1967 Glasgow Pollok by-election

Glasgow Pollok constituency
|  | First party | Second party | Third party |
| Candidate | Esmond Wright | Dick Douglas | George Leslie |
| Party | Conservative | Labour | SNP |
| Popular vote | 14,270 | 12,069 | 10,884 |
| Percentage | 36.9% | 31.2% | 28.2% |
| Swing | 10.6% | −21.2% | New |
- Map showing the Glasgow Pollok Parliamentary constituency within Scotland.
| MP before election Alex Garrow Labour | Subsequent MP Esmond Wright Conservative |

= 1967 Glasgow Pollok by-election =

UK parliamentary by-election

The 1967 Glasgow Pollok by-election of 9 March 1967 was held after the death of Labour Party Member of Parliament (MP) Alex Garrow.

The seat was marginal, having been won by Labour at the 1966 United Kingdom general election by under 2,000 votes. Until the 1964 general election, the seat had been represented by Unionist MPs (the equivalent of Conservatives) continuously since its creation in 1918.

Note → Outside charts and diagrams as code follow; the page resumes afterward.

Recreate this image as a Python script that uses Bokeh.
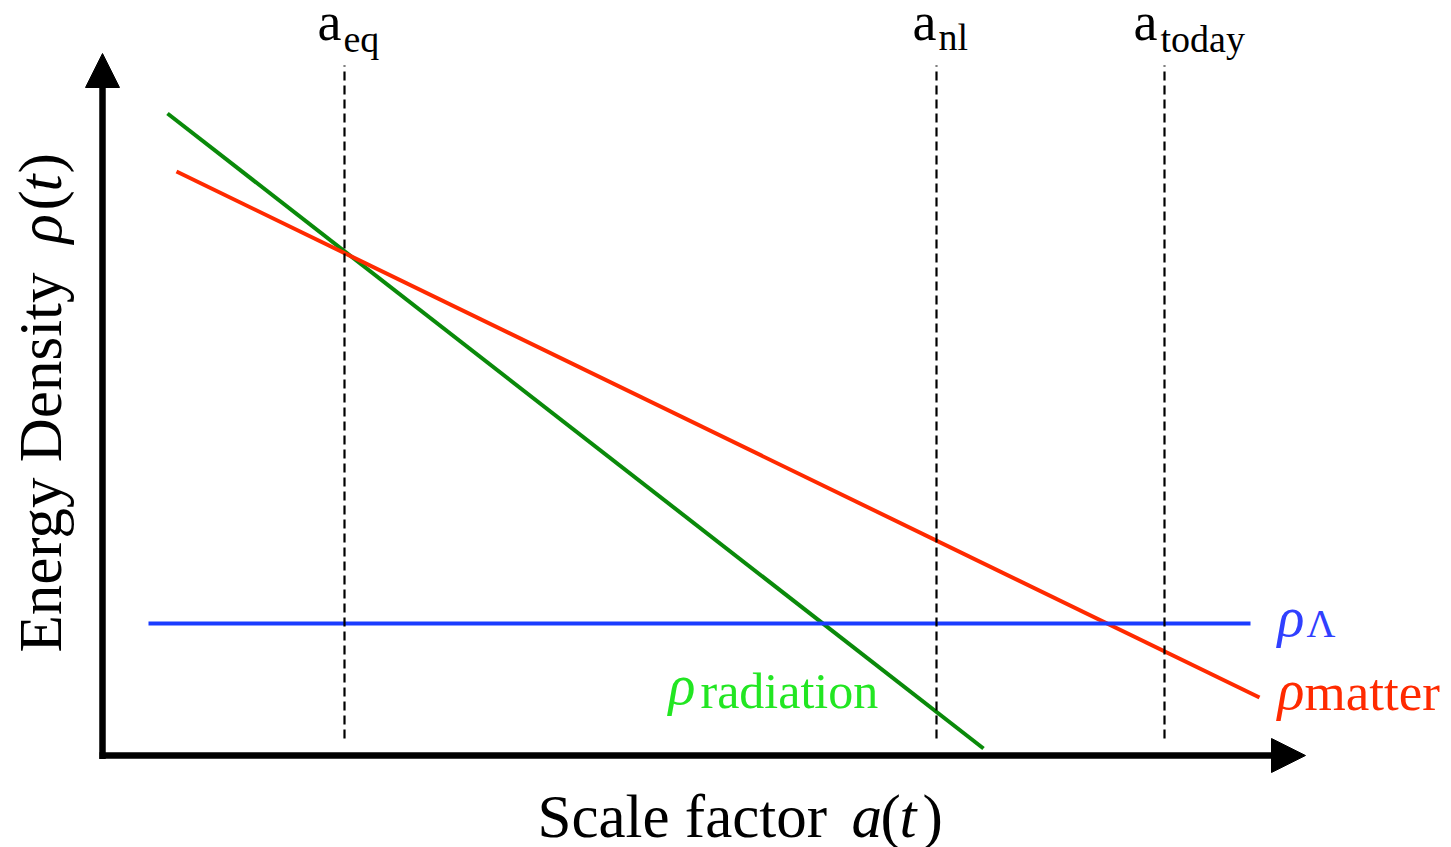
from bokeh.plotting import figure
from bokeh.models import Range1d
from bokeh.embed import file_html
from bokeh.resources import INLINE
from bokeh.core.properties import value

W, H = 1451, 847

# Schematic coordinates: x ~ log scale factor, y ~ log energy density (upward)
components = ["radiation", "matter", "lambda"]
comp_x0 = [167, 176, 148]
comp_x1 = [983, 1259, 1250]
comp_y0 = [734, 676, 224]
comp_y1 = [99, 150, 224]
comp_colors = ["#0a8a0a", "#ff2a00", "#1a3cff"]
comp_widths = [4, 4, 4]

# characteristic epochs
eras = ["eq", "nl", "today"]
era_x = [344, 936, 1164]
era_y_low = 109
era_y_high = 782

# axes geometry
origin_x, origin_y = 102, 92
x_tip, y_tip = 1305, 794
head = 34

SERIF = value("Liberation Serif")
dy = 17  # baseline correction

p = figure(width=W, height=H, x_range=Range1d(0, W), y_range=Range1d(0, H),
           output_backend="svg", toolbar_location=None,
           x_axis_location=None, y_axis_location=None, min_border=0)
p.grid.visible = False
p.outline_line_color = None
p.background_fill_color = "white"
p.border_fill_color = "white"

# density lines
p.segment(x0=comp_x0, y0=comp_y0, x1=comp_x1, y1=comp_y1,
          line_color=comp_colors, line_width=comp_widths)

# dashed epoch lines
p.segment(x0=era_x, y0=[era_y_low] * 3, x1=era_x, y1=[era_y_high] * 3,
          line_color="black", line_width=2.2, line_dash="9 5")

# axes with arrow heads
p.segment(x0=[origin_x, origin_x - 3], y0=[origin_y - 3.5, origin_y],
          x1=[origin_x, x_tip - head + 4], y1=[y_tip - head + 4, origin_y],
          line_color="black", line_width=6.5)
p.patches(xs=[[origin_x - head / 2, origin_x + head / 2, origin_x],
              [x_tip - head, x_tip - head, x_tip]],
          ys=[[y_tip - head, y_tip - head, y_tip],
              [origin_y - head / 2, origin_y + head / 2, origin_y]],
          fill_color="black", line_color="black", line_width=1)

# epoch labels a_eq, a_nl, a_today
p.text(x=[317, 912, 1133], y=[809 + dy] * 3, text=["a", "a", "a"],
       text_font=SERIF, text_font_size="54px", text_baseline="alphabetic",
       text_color="black")
p.text(x=[343, 938, 1160], y=[792 + dy, 794 + dy, 792 + dy], text=eras,
       text_font=SERIF, text_font_size="38px", text_baseline="alphabetic",
       text_color="black")

# component labels
lab_colors = ["#22e622", "#3040ff", "#ff2a00"]
p.text(x=[668, 1277, 1277], y=[146 + dy, 214 + dy, 141 + dy], text=["ρ", "ρ", "ρ"],
       text_font=SERIF, text_font_style="italic", text_font_size="56px",
       text_baseline="alphabetic", text_color=lab_colors)
p.text(x=[700, 1306, 1304], y=[140 + dy, 207 + dy, 139 + dy],
       text=["radiation", "Λ", "matter"],
       text_font=SERIF, text_font_size=["50px", "40px", "53px"],
       text_baseline="alphabetic", text_color=lab_colors)

# x axis title: Scale factor a(t)
p.text(x=[537, 880, 922], y=[14 + dy] * 3, text=["Scale factor", "(", ")"],
       text_font=SERIF, text_font_size="61px", text_baseline="alphabetic",
       text_color="black")
p.text(x=[851, 899], y=[14 + dy] * 2, text=["a", "t"],
       text_font=SERIF, text_font_style="italic", text_font_size="61px",
       text_baseline="alphabetic", text_color="black")

# y axis title: Energy Density rho(t)
ang = 1.5707963
yx = 60 - dy - 3
p.text(x=[yx] * 3, y=[195, 637, 674], text=["Energy Density", "(", ")"],
       text_font=SERIF, text_font_size="61px", text_baseline="alphabetic",
       text_color="black", angle=ang)
p.text(x=[yx] * 2, y=[604, 656], text=["ρ", "t"],
       text_font=SERIF, text_font_style="italic", text_font_size="61px",
       text_baseline="alphabetic", text_color="black", angle=ang)

open("out.html", "w").write(file_html(p, INLINE))
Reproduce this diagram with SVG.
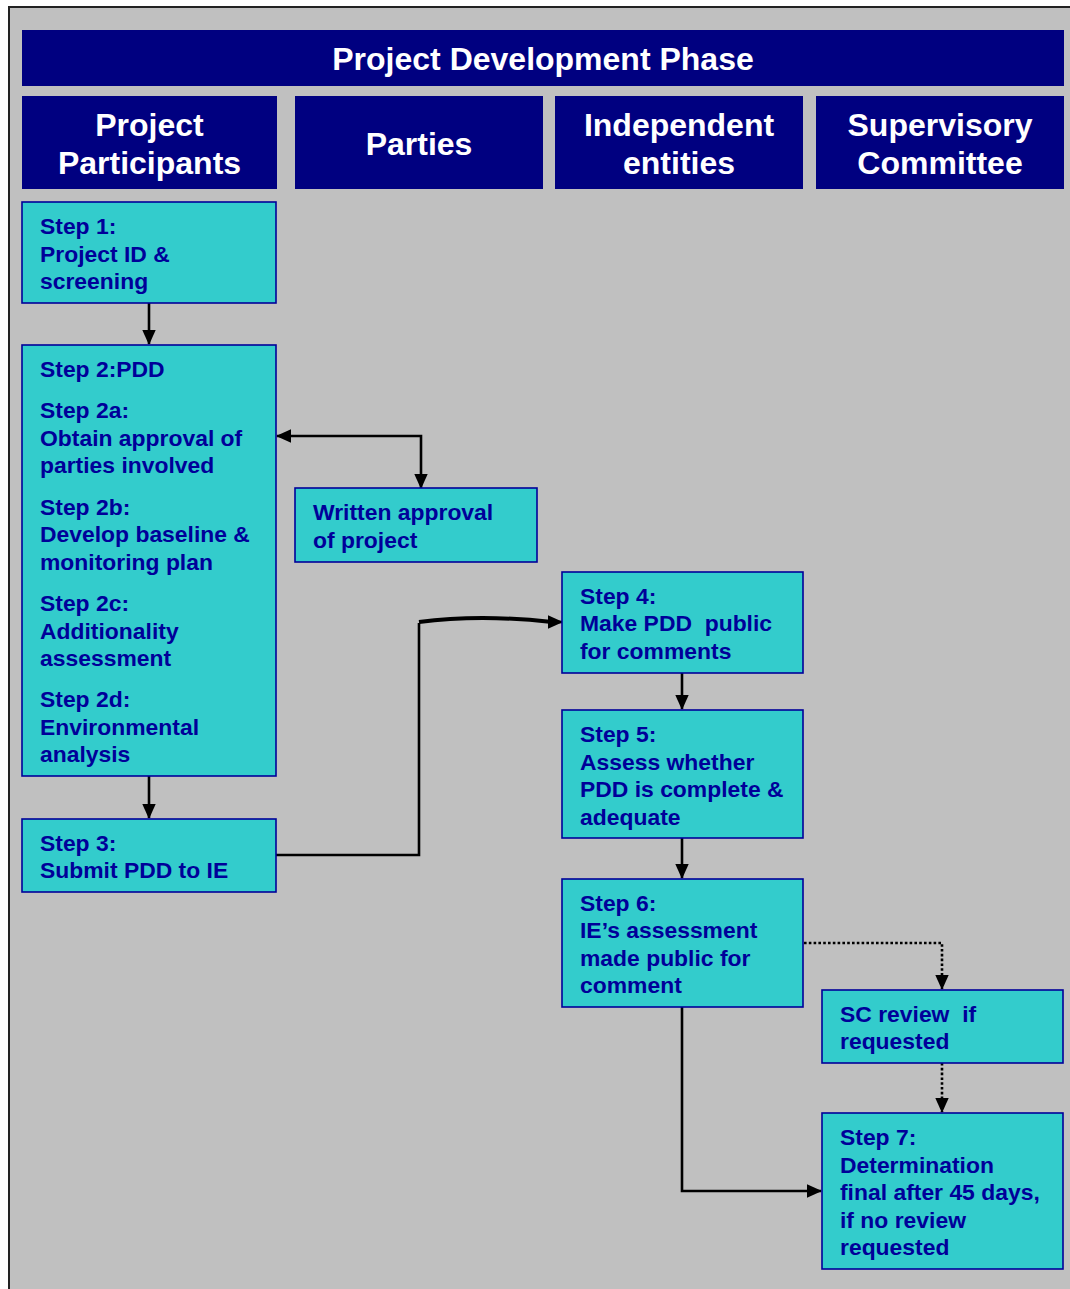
<svg xmlns="http://www.w3.org/2000/svg" width="1070" height="1289" viewBox="0 0 1070 1289">
<style>
.hdr{fill:#000080}
.ht{fill:#fff;font-family:"Liberation Sans",Arial,sans-serif;font-weight:bold;font-size:32px;text-anchor:middle}
.box{fill:#33CCCC;stroke:#000099;stroke-width:1.6}
.bt{fill:#000099;font-family:"Liberation Sans",Arial,sans-serif;font-weight:bold;font-size:22.9px}
.ln{fill:none;stroke:#000;stroke-width:2.6}
.dot{fill:none;stroke:#000;stroke-width:2.6;stroke-dasharray:2.6 2.2}
</style>
<defs>
<marker id="ah" markerUnits="userSpaceOnUse" markerWidth="15" markerHeight="15" viewBox="0 0 15 15" refX="14" refY="7.5" orient="auto-start-reverse">
<path d="M0,0.8 L15,7.5 L0,14.2 Z" fill="#000"/>
</marker>
</defs>
<rect x="9" y="7" width="1070" height="1290" fill="#C0C0C0" stroke="#222" stroke-width="2"/>
<g id="title"><rect class="hdr" x="22" y="30" width="1042" height="56"/><text class="ht" x="543" y="70">Project Development Phase</text></g>
<g id="h1"><rect class="hdr" x="22" y="96" width="255" height="93"/><text class="ht" x="149.5" y="136">Project</text><text class="ht" x="149.5" y="174">Participants</text></g>
<g id="h2"><rect class="hdr" x="295" y="96" width="248" height="93"/><text class="ht" x="419" y="155">Parties</text></g>
<g id="h3"><rect class="hdr" x="555" y="96" width="248" height="93"/><text class="ht" x="679" y="136">Independent</text><text class="ht" x="679" y="174">entities</text></g>
<g id="h4"><rect class="hdr" x="816" y="96" width="248" height="93"/><text class="ht" x="940" y="136">Supervisory</text><text class="ht" x="940" y="174">Committee</text></g>

<g id="connectors">
<path class="ln" d="M149,303 V344" marker-end="url(#ah)"/>
<path class="ln" d="M149,776 V818" marker-end="url(#ah)"/>
<path class="ln" d="M277,436 H421 V488" marker-start="url(#ah)" marker-end="url(#ah)"/>
<path class="ln" d="M276,855 H419 V623"/>
<path d="M419,622 Q480,614 552,622" fill="none" stroke="#000" stroke-width="4"/>
<path class="ln" d="M548,622 H562" marker-end="url(#ah)"/>
<path class="ln" d="M682,673 V709" marker-end="url(#ah)"/>
<path class="ln" d="M682,838 V878" marker-end="url(#ah)"/>
<path class="ln" d="M682,1007 V1191 H821" marker-end="url(#ah)"/>
<path class="dot" d="M804,943 H942 V989" marker-end="url(#ah)"/>
<path class="dot" d="M942,1063 V1112" marker-end="url(#ah)"/>
</g>

<g id="step1"><rect class="box" x="22" y="202" width="254" height="101"/>
<text class="bt" x="40" y="234">Step 1:</text><text class="bt" x="40" y="262">Project ID &amp;</text><text class="bt" x="40" y="289">screening</text></g>
<g id="step2"><rect class="box" x="22" y="345" width="254" height="431"/>
<text class="bt" x="40" y="377">Step 2:PDD</text>
<text class="bt" x="40" y="418">Step 2a:</text><text class="bt" x="40" y="446">Obtain approval of</text><text class="bt" x="40" y="473">parties involved</text>
<text class="bt" x="40" y="515">Step 2b:</text><text class="bt" x="40" y="542">Develop baseline &amp;</text><text class="bt" x="40" y="570">monitoring plan</text>
<text class="bt" x="40" y="611">Step 2c:</text><text class="bt" x="40" y="639">Additionality</text><text class="bt" x="40" y="666">assessment</text>
<text class="bt" x="40" y="707">Step 2d:</text><text class="bt" x="40" y="735">Environmental</text><text class="bt" x="40" y="762">analysis</text></g>
<g id="approval"><rect class="box" x="295" y="488" width="242" height="74"/>
<text class="bt" x="313" y="520">Written approval</text><text class="bt" x="313" y="548">of project</text></g>
<g id="step3"><rect class="box" x="22" y="819" width="254" height="73"/>
<text class="bt" x="40" y="851">Step 3:</text><text class="bt" x="40" y="878">Submit PDD to IE</text></g>
<g id="step4"><rect class="box" x="562" y="572" width="241" height="101"/>
<text class="bt" x="580" y="604">Step 4:</text><text class="bt" x="580" y="631" xml:space="preserve">Make PDD  public</text><text class="bt" x="580" y="659">for comments</text></g>
<g id="step5"><rect class="box" x="562" y="710" width="241" height="128"/>
<text class="bt" x="580" y="742">Step 5:</text><text class="bt" x="580" y="770">Assess whether</text><text class="bt" x="580" y="797">PDD is complete &amp;</text><text class="bt" x="580" y="825">adequate</text></g>
<g id="step6"><rect class="box" x="562" y="879" width="241" height="128"/>
<text class="bt" x="580" y="911">Step 6:</text><text class="bt" x="580" y="938">IE’s assessment</text><text class="bt" x="580" y="966">made public for</text><text class="bt" x="580" y="993">comment</text></g>
<g id="screview"><rect class="box" x="822" y="990" width="241" height="73"/>
<text class="bt" x="840" y="1022" xml:space="preserve">SC review  if</text><text class="bt" x="840" y="1049">requested</text></g>
<g id="step7"><rect class="box" x="822" y="1113" width="241" height="156"/>
<text class="bt" x="840" y="1145">Step 7:</text><text class="bt" x="840" y="1173">Determination</text><text class="bt" x="840" y="1200">final after 45 days,</text><text class="bt" x="840" y="1228">if no review</text><text class="bt" x="840" y="1255">requested</text></g>
</svg>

This was the Conservatives' last gain at a Scottish by-election until the 2026 Aberdeen South by-election.

==Candidates==
- Conservative Party candidate Esmond Wright was a historian and author
- The Labour Party nominated local councillor and campaigner Dick Douglas as their candidate
- George Leslie, who had trained as a vet after studying at Glasgow University, stood for the Scottish National Party (SNP)
- The local Liberal Party association nominated Ian Miller
- The Communist Party of Great Britain chose Alex Murray, their Scottish Secretary, to be their candidate

==Result of the previous general election==

General election 1966: Glasgow Pollok
| Party |  | Candidate | Votes | % | ±% |
|---|---|---|---|---|---|
|  | Labour | Alex Garrow | 21,257 | 52.44 |  |
|  | Conservative | P T Smollett | 19,282 | 47.56 |  |
| Majority |  |  | 1,975 | 4.88 |  |
| Turnout |  |  | 40,539 |  |  |
|  | Labour hold |  | Swing |  |  |

==Result of the by-election==

Glasgow Pollok by-election, 9 March 1967
| Party |  | Candidate | Votes | % | ±% |
|---|---|---|---|---|---|
|  | Conservative | Esmond Wright | 14,270 | 36.92 | −10.64 |
|  | Labour | Dick Douglas | 12,069 | 31.22 | −21.22 |
|  | SNP | George Leslie | 10,884 | 28.16 | New |
|  | Liberal | Ian Miller | 735 | 1.90 | New |
|  | Communist | Alexander Murray | 694 | 1.80 | New |
| Majority |  |  | 2,201 | 5.70 | N/A |
| Turnout |  |  | 38,652 |  |  |
|  | Conservative gain from Labour |  | Swing |  |  |

Both main parties lost votes compared with the previous general election due to the good showing of the SNP, who recorded what was then their best result in a Glasgow constituency. However, as the Conservatives had predicted, the SNP drew more votes from Labour, allowing Wright to gain the seat with a majority of 2,201. It was the first time the Conservatives had gained a seat in Scotland since the 1959 general election and the party's first by-election gain since the Glasgow Camlachie by-election in 1948. The Glasgow Herald suggested that the result would be claimed as a turning point by the Conservatives in Scotland, while Labour would have to eat "a lot of campaign words", having predicted that they would have an increased majority and that the SNP would lose their deposit. Having almost pushed Labour into third place the result was described by the same newspaper as a "triumph" for the SNP, who had not previously contested the constituency, while the poor showing by the Liberals was labelled "a disaster".